Tornando a Moro, ha probabilmente peccato di parzialità ed egocentrismo, e questa per un giudice del suo calibro è un’accusa pesantissima. Bolsonaro ne ha approfittato, e nominarlo ministro una volta preso il potere è stata una mossa furba per distoglierlo dalle indagini che sarebbero potute arrivare alla sua famiglia. Un po’ quello che fece Mussolini quando il prefetto Mori – che aveva ricevuto carta bianca dal Duce per stroncare la mafia – dopo aver messo a ferro e fuoco Ganci, quartier generale dei briganti, si dovette fermare una volta arrivato in alto, pur essendo riuscito a far condannare diversi membri del partito coinvolti con i boss mafiosi. Alla fine fu nominato senatore del Regno e tolto di mezzo.
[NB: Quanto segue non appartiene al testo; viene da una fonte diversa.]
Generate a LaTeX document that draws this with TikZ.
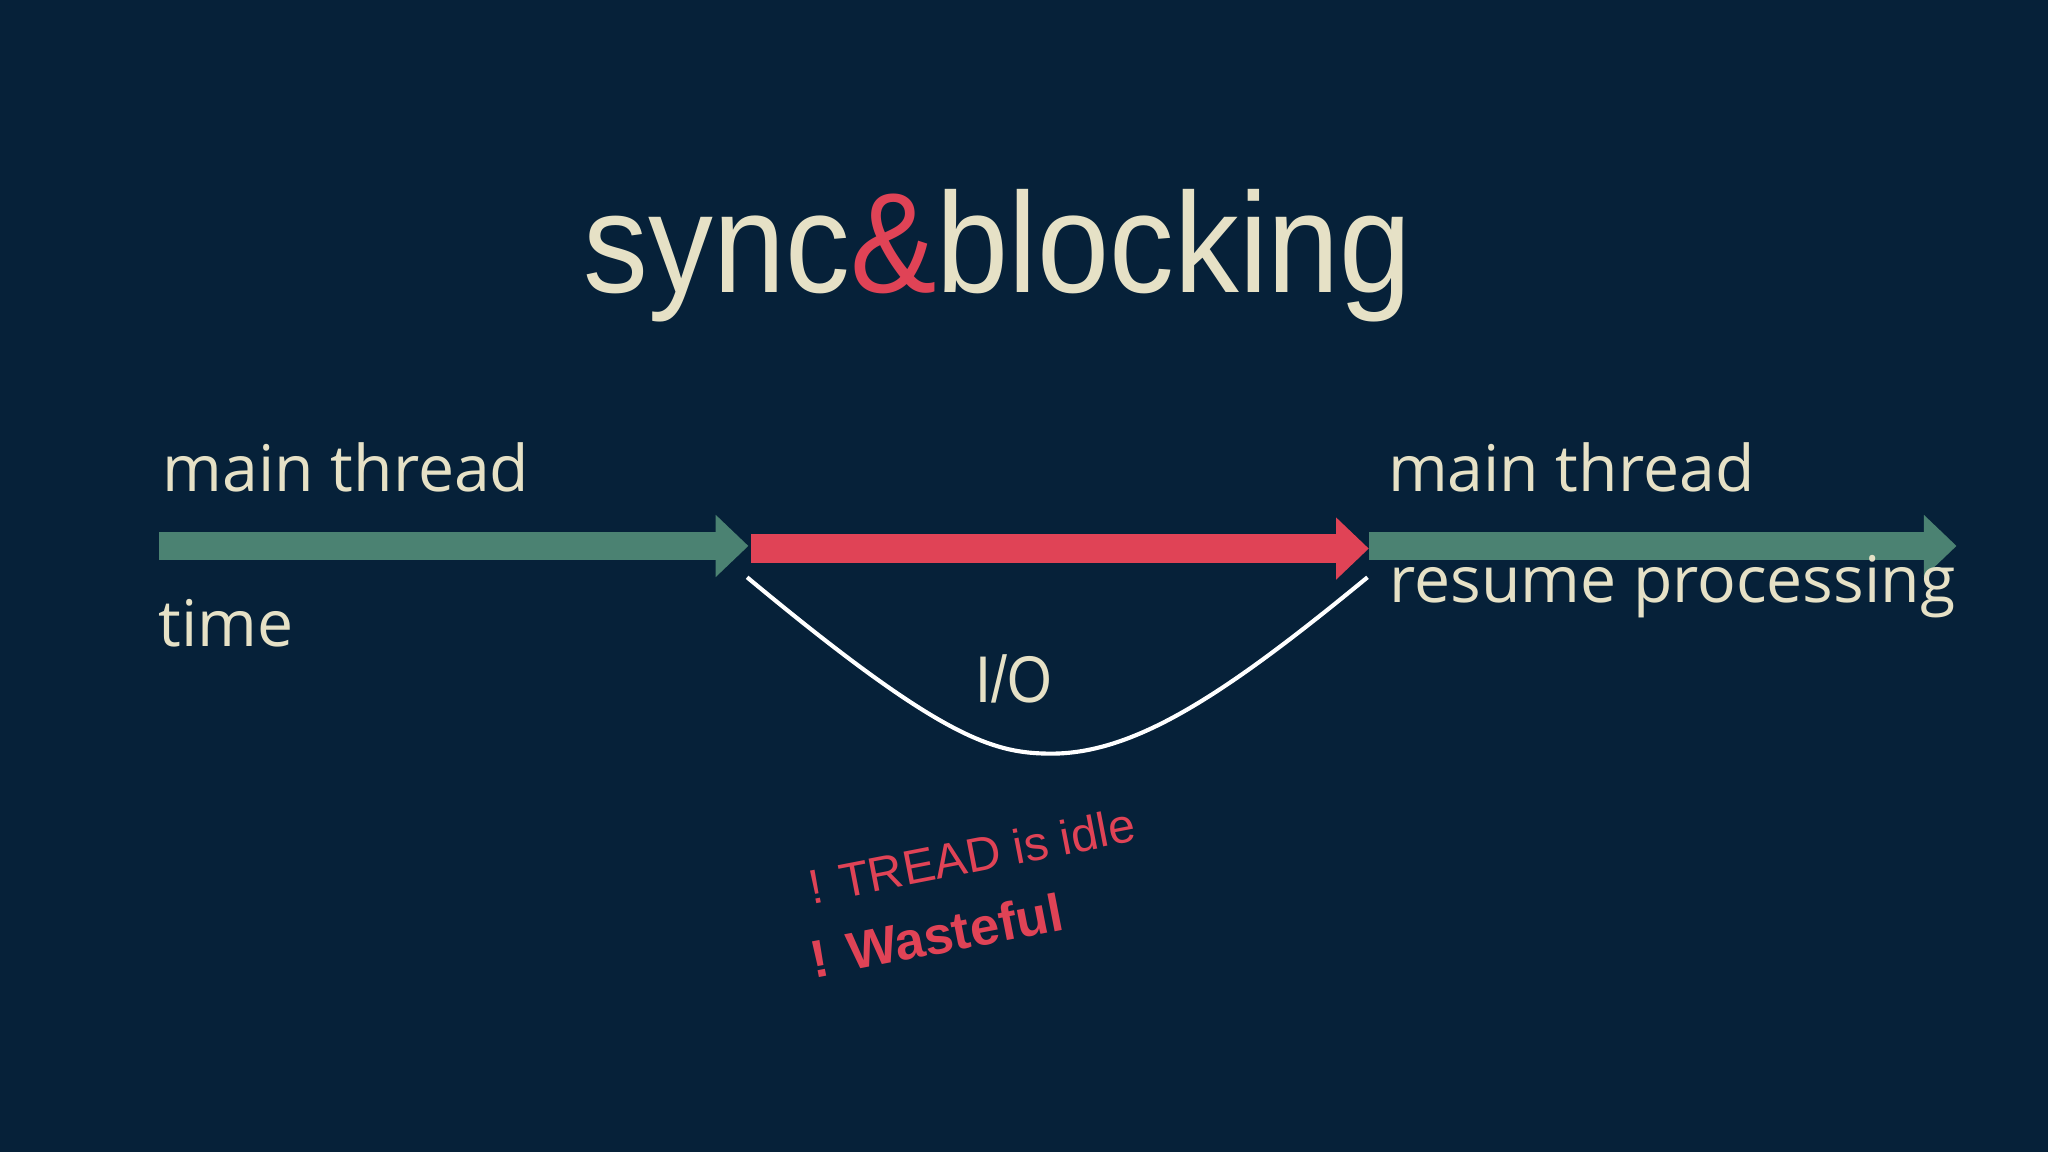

Non credo però alla teoria del complotto: quando la strategia di Bolsonaro si è fatta più invadente, rimuovendo il capo della Polizia Federale Maurìcio Valeixo che aveva indagato sulle rachadinhas del primogenito Flávio – cioè le creste che costui faceva sugli stipendi dei dipendenti, intascando la differenza – Moro ha tenuto la schiena diritta e ha dato le dimissioni, e da quel momento è entrato nella lista nera del presidente.
In realtà, lo scopo recondito del giudice Fachin sarebbe quello di salvare – senza la presenza ingombrante di Moro – l’inchiesta Lava Jato, messa a serio rischio dall’incestuosa alleanza tra Bolsonaro e i partiti di centro che mira soprattutto a togliere le castagne del presidente dal fuoco, coinvolto com’è nelle malefatte del figlio, oltre al fatto che egli stesso è accusato di aver favorito tali traffici. Difatti, secondo alcuni media, avrebbe aiutato Flávio a comprare degli immobili riciclando il denaro illecito attraverso Fabrício Queiroz.
I membri di quei partiti dal canto loro hanno quasi tutti la coscienza sporca, a cominciare dall’ex presidente della Camera dei Deputati Rodrigo Maia che dall’agosto 2019 è sotto inchiesta per corruzione attiva e riciclaggio – accuse suffragate da solide prove presenti nel rapporto inviato dalla task force di Lava Jato al Tribunale Superiore di Giustizia. Con la grossa differenza che, mentre Bolsonaro e il figlio senatore sono ancora protetti dal Foro Privilegiado, Maia, non facendo più parte dell’Olimpo degli dei da febbraio 2021, può essere giudicato così come è successo a Lula. Anche il suo scudo parlamentare si è infranto, e lui torna ad essere una pedina chiave nello scacchiere della Procura brasiliana.